Application fraud using synthetic identities on rise in APAC region

By : |February 7, 2018 0

Six in ten banks in Asia Pacific say that they are experiencing application fraud using synthetic identities according to a recent poll by FICO, and a further one in five banks say that the number of fraudulent applications for credit cards now sits between five to 10 percent of all applications.

“Identity fraud was a growing problem in 2017,” said Dan McConaghy, president of FICO in Asia Pacific . “As prevention technologies have improved to stop activities such as card skimming, criminals are now stealing identities or constructing ‘fake people’ to get real credit cards.”
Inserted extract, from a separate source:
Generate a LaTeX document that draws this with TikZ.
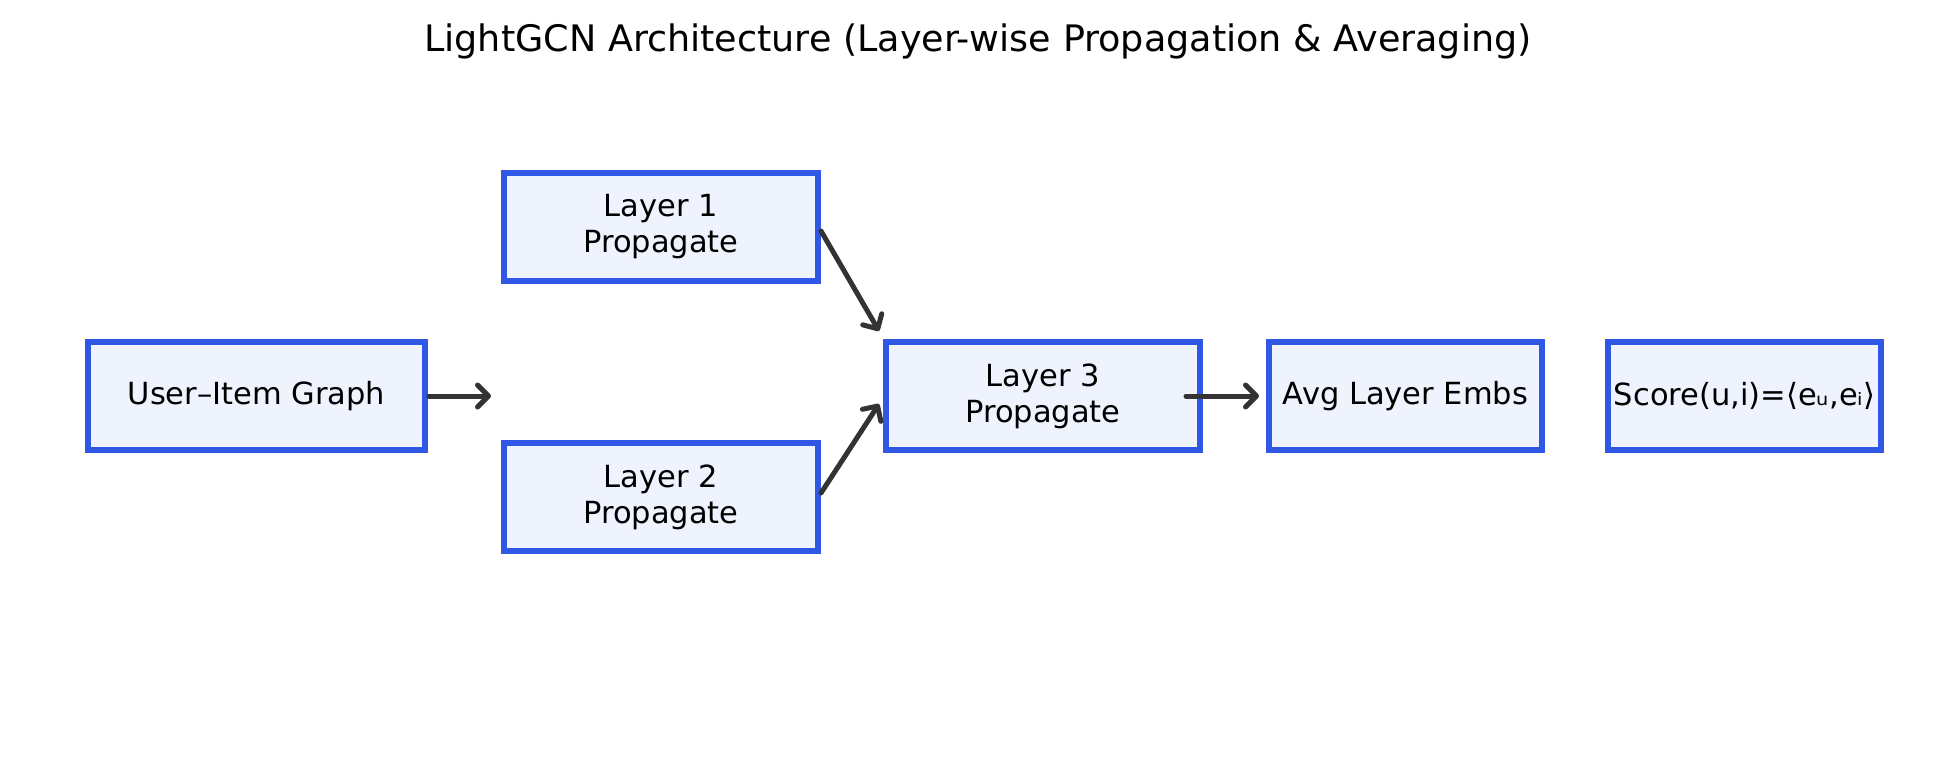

Synthetic identity fraud is where new identities are made by blending elements from multiple individuals, making the uncovering of fraudulent transactions more complicated. Scammers take these new identities and apply for accounts to build validity for these new personas. Products such as pre-paid credit cards, utility bills and personal loans have all been used as a starting point to build credibility and credit-worthiness in a process that can take the criminal many months, sometimes years.


FICO’s survey also found that 44 percent of banks believe that social platforms and mobile apps are the most likely to suffer a data breach. “The availability of personal information online via social media platforms and mobile apps has made it easier for culprits to mix fake and real personal information,” said McConaghy .

With all of this data available to criminals to try and apply for credit cards fraudulently, it wasn’t surprising that dealing with application fraud was the key priority for four in ten banks in 2018 .

The survey also reveals that half of banking respondents reported an increase of 25-50 percent in card testing. This is an activity where criminals test the fraud rules of the banks to check what limits and which purchase categories will result in the blocking of a card rather than an approval. A further quarter of respondents said it was even higher at 50-100 percent . This growth demonstrates the increasing sophistication of organized fraud rings.

When asked about the key obstacles to tackling more fraud, four in ten banks said the key reason was a lack of budget. The second most popular reason was that the fraud department was dealing with too many false positives.
FICO surveyed 37 executives from financial institutions across the region at the annual FICO Asia Pacific Fraud Forum held in Bangkok, Thailand in October 2017.